Keywords: AngularJS | Delayed Search | Performance Optimization | Filter | $timeout Service
Abstract: This article delves into performance issues caused by instant search in AngularJS applications, analyzing the drawbacks of native filtering triggered on every keystroke. It presents a delay execution solution based on the $timeout service, detailing how to monitor input changes via $watch, cancel pending timers with $timeout.cancel, and separate model and filter variables. The core technique ensures search operations execute only after users stop typing. Additionally, Angular 1.3's debounce option is compared as a supplementary reference, with complete code implementations and best practices provided.
Problem Background and Performance Bottleneck Analysis
In AngularJS applications, a common approach for implementing instant search is to bind an input field directly to a filter via ng-model, for example:
<input ng-model="searchText" />
<div ng-repeat="item in items | filter:searchText"></div>While this implementation is concise, it introduces significant performance issues: each keystroke (triggered by keyup events) activates AngularJS's dirty checking mechanism, immediately executing the filter operation.

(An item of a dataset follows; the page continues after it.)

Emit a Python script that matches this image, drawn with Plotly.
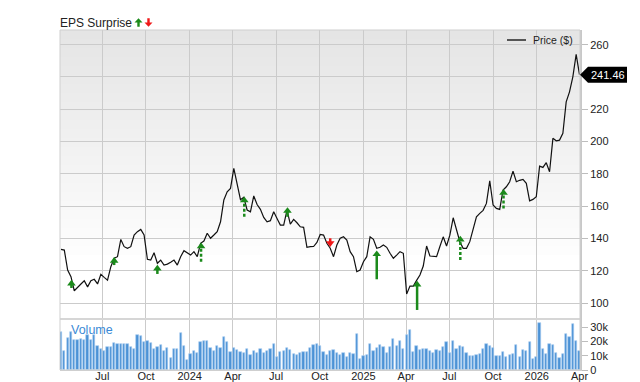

When dealing with large datasets (e.g., the 300KB JSON data in the example) or complex filtering logic, frequent filter computations can cause interface lag, degrading user experience. The core problem lies in the lack of a delay mechanism for filter operations, preventing the system from waiting for users to finish typing.
Core Implementation of Delayed Filtering
To address this issue, we employ a delay execution strategy based on the $timeout service. The main idea is to monitor changes to the input model but delay updates to the actual variable used for filtering, thereby controlling the frequency of filter operations. Below is the complete implementation code:
var App = angular.module('App', []);
App.controller('DisplayController', function($scope, $http, $timeout) {
$http.get('data.json').then(function(result) {
$scope.entries = result.data;
});
// Define the variable for filtering, initialized as an empty string
$scope.filterText = '';
// Temporarily store input values for delayed comparison
var tempFilterText = '';
// Store timeout reference for cancellation
var filterTextTimeout;
// Monitor changes to the searchText model
$scope.$watch('searchText', function(val) {
// Cancel any pending timeout if it exists
if (filterTextTimeout) {
$timeout.cancel(filterTextTimeout);
}
// Update the temporary variable
tempFilterText = val;
// Set a new timeout to execute after a 250ms delay
filterTextTimeout = $timeout(function() {
// After the delay, assign the temporary value to filterText, triggering the filter
$scope.filterText = tempFilterText;
}, 250);
});
});In the HTML template, change the filter binding from searchText to filterText:
<input id="searchText" type="search" placeholder="live search..." ng-model="searchText" />
<div class="entry" ng-repeat="entry in entries | filter:filterText">
<span>{{entry.content}}</span>
</div>Scheme Principles and Key Points Analysis
The core of this solution lies in separating the input model from the filter variable and implementing delayed updates via $timeout. Detailed analysis is as follows:
1. Variable Separation Mechanism: searchText is directly bound to the input field, responding to user input in real-time; filterText serves as the input for the filter, with its updates controlled by the delay logic. This separation avoids direct coupling between filter operations and input events.
2. Delayed Execution Logic: A 250-millisecond delay is set using $timeout, ensuring that filterText is updated and filtering is triggered only after the user has stopped typing for that duration. This significantly reduces unnecessary computational cycles.
3. Cancellation of Pending Tasks: Using $timeout.cancel() to cancel previously set timeouts ensures that when users type continuously, only the delayed operation after the last input is executed. This prevents performance degradation from multiple filter tasks accumulating.
4. Role of Temporary Variables: tempFilterText stores the current input value, and in the delayed callback, it is compared with $scope.searchText (consistency is ensured via closure in this scheme) to avoid using outdated values.
Supplementary Scheme: Angular 1.3's Debounce Option
For applications using Angular 1.3 or later, a more concise built-in solution is available. By using the debounce property of the ng-model-options directive, delays can be added directly to model bindings:
<input type="text" ng-model="searchStr" ng-model-options="{debounce: 1000}">This scheme sets a 1000-millisecond delay for model updates, requiring no additional controller code. However, note that it delays the model update itself rather than directly controlling filter operations. It is not available in older versions of AngularJS.
Performance Comparison and Best Practice Recommendations
Experiments show that with 300KB of data, native instant search may trigger dozens of filter computations during rapid typing, whereas the delay scheme reduces this to a single execution after user pauses, yielding significant performance improvements. Recommendations include:
1. Adjust the delay time (e.g., 250-1000 ms) based on input frequency and data processing complexity.
2. For large datasets, combine with server-side search or pagination techniques for further optimization.
3. Prefer the debounce scheme in environments supporting Angular 1.3+, otherwise implement using $timeout.
Through these schemes, developers can effectively address delay issues in AngularJS instant search, enhancing application responsiveness and user experience.